## INFORMATION SHOWN
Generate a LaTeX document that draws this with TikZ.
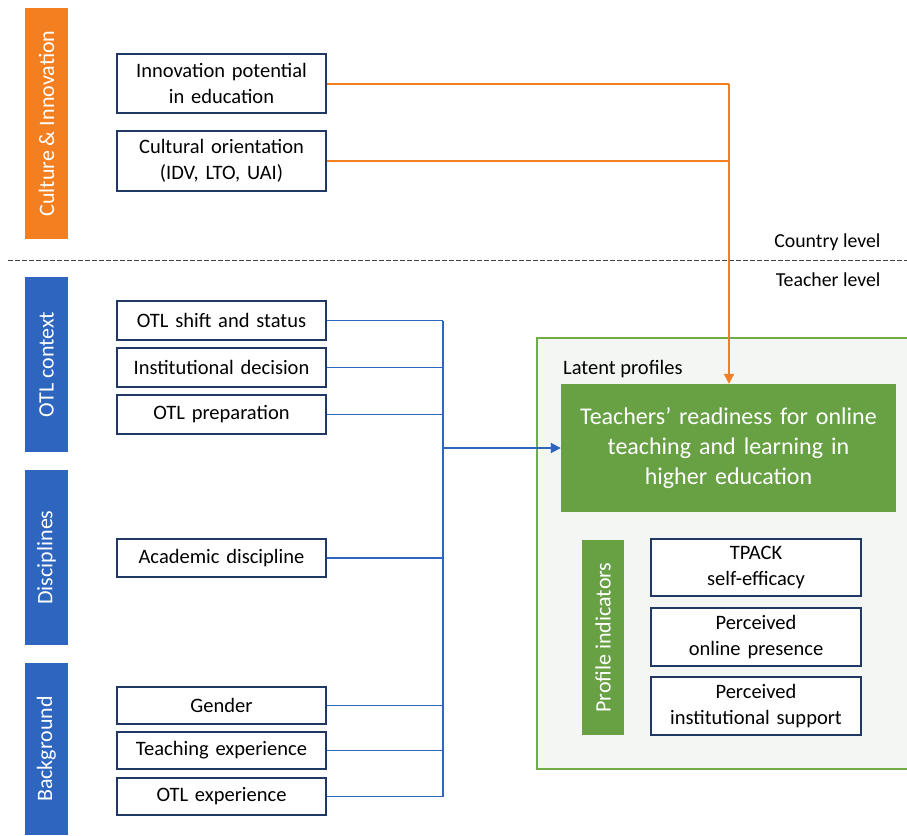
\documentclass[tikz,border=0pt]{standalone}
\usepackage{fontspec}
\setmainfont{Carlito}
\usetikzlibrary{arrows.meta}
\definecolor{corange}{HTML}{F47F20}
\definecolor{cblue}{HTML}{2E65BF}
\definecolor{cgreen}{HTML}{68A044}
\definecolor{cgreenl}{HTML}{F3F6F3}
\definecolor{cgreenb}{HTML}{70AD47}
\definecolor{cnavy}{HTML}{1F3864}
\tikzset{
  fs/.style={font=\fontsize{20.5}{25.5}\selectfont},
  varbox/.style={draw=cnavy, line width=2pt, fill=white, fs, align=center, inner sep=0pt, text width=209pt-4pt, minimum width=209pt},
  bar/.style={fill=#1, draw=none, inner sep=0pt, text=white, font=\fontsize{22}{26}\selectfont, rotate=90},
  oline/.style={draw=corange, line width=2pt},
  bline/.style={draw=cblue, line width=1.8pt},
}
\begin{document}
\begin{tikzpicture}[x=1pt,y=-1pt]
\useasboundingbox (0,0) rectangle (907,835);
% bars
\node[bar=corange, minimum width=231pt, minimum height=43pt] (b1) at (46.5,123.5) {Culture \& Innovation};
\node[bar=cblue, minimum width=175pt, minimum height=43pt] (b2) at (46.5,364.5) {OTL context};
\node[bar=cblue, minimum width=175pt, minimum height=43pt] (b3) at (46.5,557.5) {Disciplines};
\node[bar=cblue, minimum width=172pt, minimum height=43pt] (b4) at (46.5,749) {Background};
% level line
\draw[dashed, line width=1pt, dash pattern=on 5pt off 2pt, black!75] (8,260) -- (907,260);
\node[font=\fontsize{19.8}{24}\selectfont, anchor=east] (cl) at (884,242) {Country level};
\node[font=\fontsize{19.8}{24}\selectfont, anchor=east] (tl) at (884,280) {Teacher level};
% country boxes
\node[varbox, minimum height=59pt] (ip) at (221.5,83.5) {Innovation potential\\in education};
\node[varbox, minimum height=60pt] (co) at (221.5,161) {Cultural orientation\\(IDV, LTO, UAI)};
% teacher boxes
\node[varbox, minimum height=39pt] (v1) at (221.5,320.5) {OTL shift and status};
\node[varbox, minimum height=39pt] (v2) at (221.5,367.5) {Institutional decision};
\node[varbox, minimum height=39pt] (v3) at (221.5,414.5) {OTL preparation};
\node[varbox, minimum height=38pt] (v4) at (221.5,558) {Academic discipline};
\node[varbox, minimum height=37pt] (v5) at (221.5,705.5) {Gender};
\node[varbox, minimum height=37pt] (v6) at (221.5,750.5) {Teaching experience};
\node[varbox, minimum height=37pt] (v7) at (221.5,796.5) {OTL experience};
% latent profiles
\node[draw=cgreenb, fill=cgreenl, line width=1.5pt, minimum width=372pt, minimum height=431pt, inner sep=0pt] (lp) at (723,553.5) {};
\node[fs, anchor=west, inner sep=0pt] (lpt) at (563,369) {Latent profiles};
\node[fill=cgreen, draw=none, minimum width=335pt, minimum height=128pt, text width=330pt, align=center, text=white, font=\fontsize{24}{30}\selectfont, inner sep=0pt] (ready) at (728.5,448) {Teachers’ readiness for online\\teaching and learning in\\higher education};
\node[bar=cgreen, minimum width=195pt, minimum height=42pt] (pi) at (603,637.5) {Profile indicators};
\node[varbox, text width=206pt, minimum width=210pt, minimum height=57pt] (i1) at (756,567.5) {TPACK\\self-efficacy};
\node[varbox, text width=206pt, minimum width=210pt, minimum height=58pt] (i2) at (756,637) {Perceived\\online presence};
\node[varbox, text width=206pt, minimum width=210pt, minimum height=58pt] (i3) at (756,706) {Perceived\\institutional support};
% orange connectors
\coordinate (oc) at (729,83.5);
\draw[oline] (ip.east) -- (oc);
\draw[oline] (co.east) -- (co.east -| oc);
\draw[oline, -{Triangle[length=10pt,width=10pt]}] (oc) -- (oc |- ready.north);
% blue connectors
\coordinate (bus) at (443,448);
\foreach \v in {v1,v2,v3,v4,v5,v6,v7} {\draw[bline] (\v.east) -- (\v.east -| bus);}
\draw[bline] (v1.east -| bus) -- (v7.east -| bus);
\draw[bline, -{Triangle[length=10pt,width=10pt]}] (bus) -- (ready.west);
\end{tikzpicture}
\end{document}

## EXERCISE BRIEF
Repeat the listing in full and exactly. Do not include any images.

## RESULT OF THIS EXERCISE
Generate a LaTeX document that draws this with TikZ.
\documentclass[tikz,border=0pt]{standalone}
\usepackage{fontspec}
\setmainfont{Carlito}
\usetikzlibrary{arrows.meta}
\definecolor{corange}{HTML}{F47F20}
\definecolor{cblue}{HTML}{2E65BF}
\definecolor{cgreen}{HTML}{68A044}
\definecolor{cgreenl}{HTML}{F3F6F3}
\definecolor{cgreenb}{HTML}{70AD47}
\definecolor{cnavy}{HTML}{1F3864}
\tikzset{
  fs/.style={font=\fontsize{20.5}{25.5}\selectfont},
  varbox/.style={draw=cnavy, line width=2pt, fill=white, fs, align=center, inner sep=0pt, text width=209pt-4pt, minimum width=209pt},
  bar/.style={fill=#1, draw=none, inner sep=0pt, text=white, font=\fontsize{22}{26}\selectfont, rotate=90},
  oline/.style={draw=corange, line width=2pt},
  bline/.style={draw=cblue, line width=1.8pt},
}
\begin{document}
\begin{tikzpicture}[x=1pt,y=-1pt]
\useasboundingbox (0,0) rectangle (907,835);
% bars
\node[bar=corange, minimum width=231pt, minimum height=43pt] (b1) at (46.5,123.5) {Culture \& Innovation};
\node[bar=cblue, minimum width=175pt, minimum height=43pt] (b2) at (46.5,364.5) {OTL context};
\node[bar=cblue, minimum width=175pt, minimum height=43pt] (b3) at (46.5,557.5) {Disciplines};
\node[bar=cblue, minimum width=172pt, minimum height=43pt] (b4) at (46.5,749) {Background};
% level line
\draw[dashed, line width=1pt, dash pattern=on 5pt off 2pt, black!75] (8,260) -- (907,260);
\node[font=\fontsize{19.8}{24}\selectfont, anchor=east] (cl) at (884,242) {Country level};
\node[font=\fontsize{19.8}{24}\selectfont, anchor=east] (tl) at (884,280) {Teacher level};
% country boxes
\node[varbox, minimum height=59pt] (ip) at (221.5,83.5) {Innovation potential\\in education};
\node[varbox, minimum height=60pt] (co) at (221.5,161) {Cultural orientation\\(IDV, LTO, UAI)};
% teacher boxes
\node[varbox, minimum height=39pt] (v1) at (221.5,320.5) {OTL shift and status};
\node[varbox, minimum height=39pt] (v2) at (221.5,367.5) {Institutional decision};
\node[varbox, minimum height=39pt] (v3) at (221.5,414.5) {OTL preparation};
\node[varbox, minimum height=38pt] (v4) at (221.5,558) {Academic discipline};
\node[varbox, minimum height=37pt] (v5) at (221.5,705.5) {Gender};
\node[varbox, minimum height=37pt] (v6) at (221.5,750.5) {Teaching experience};
\node[varbox, minimum height=37pt] (v7) at (221.5,796.5) {OTL experience};
% latent profiles
\node[draw=cgreenb, fill=cgreenl, line width=1.5pt, minimum width=372pt, minimum height=431pt, inner sep=0pt] (lp) at (723,553.5) {};
\node[fs, anchor=west, inner sep=0pt] (lpt) at (563,369) {Latent profiles};
\node[fill=cgreen, draw=none, minimum width=335pt, minimum height=128pt, text width=330pt, align=center, text=white, font=\fontsize{24}{30}\selectfont, inner sep=0pt] (ready) at (728.5,448) {Teachers’ readiness for online\\teaching and learning in\\higher education};
\node[bar=cgreen, minimum width=195pt, minimum height=42pt] (pi) at (603,637.5) {Profile indicators};
\node[varbox, text width=206pt, minimum width=210pt, minimum height=57pt] (i1) at (756,567.5) {TPACK\\self-efficacy};
\node[varbox, text width=206pt, minimum width=210pt, minimum height=58pt] (i2) at (756,637) {Perceived\\online presence};
\node[varbox, text width=206pt, minimum width=210pt, minimum height=58pt] (i3) at (756,706) {Perceived\\institutional support};
% orange connectors
\coordinate (oc) at (729,83.5);
\draw[oline] (ip.east) -- (oc);
\draw[oline] (co.east) -- (co.east -| oc);
\draw[oline, -{Triangle[length=10pt,width=10pt]}] (oc) -- (oc |- ready.north);
% blue connectors
\coordinate (bus) at (443,448);
\foreach \v in {v1,v2,v3,v4,v5,v6,v7} {\draw[bline] (\v.east) -- (\v.east -| bus);}
\draw[bline] (v1.east -| bus) -- (v7.east -| bus);
\draw[bline, -{Triangle[length=10pt,width=10pt]}] (bus) -- (ready.west);
\end{tikzpicture}
\end{document}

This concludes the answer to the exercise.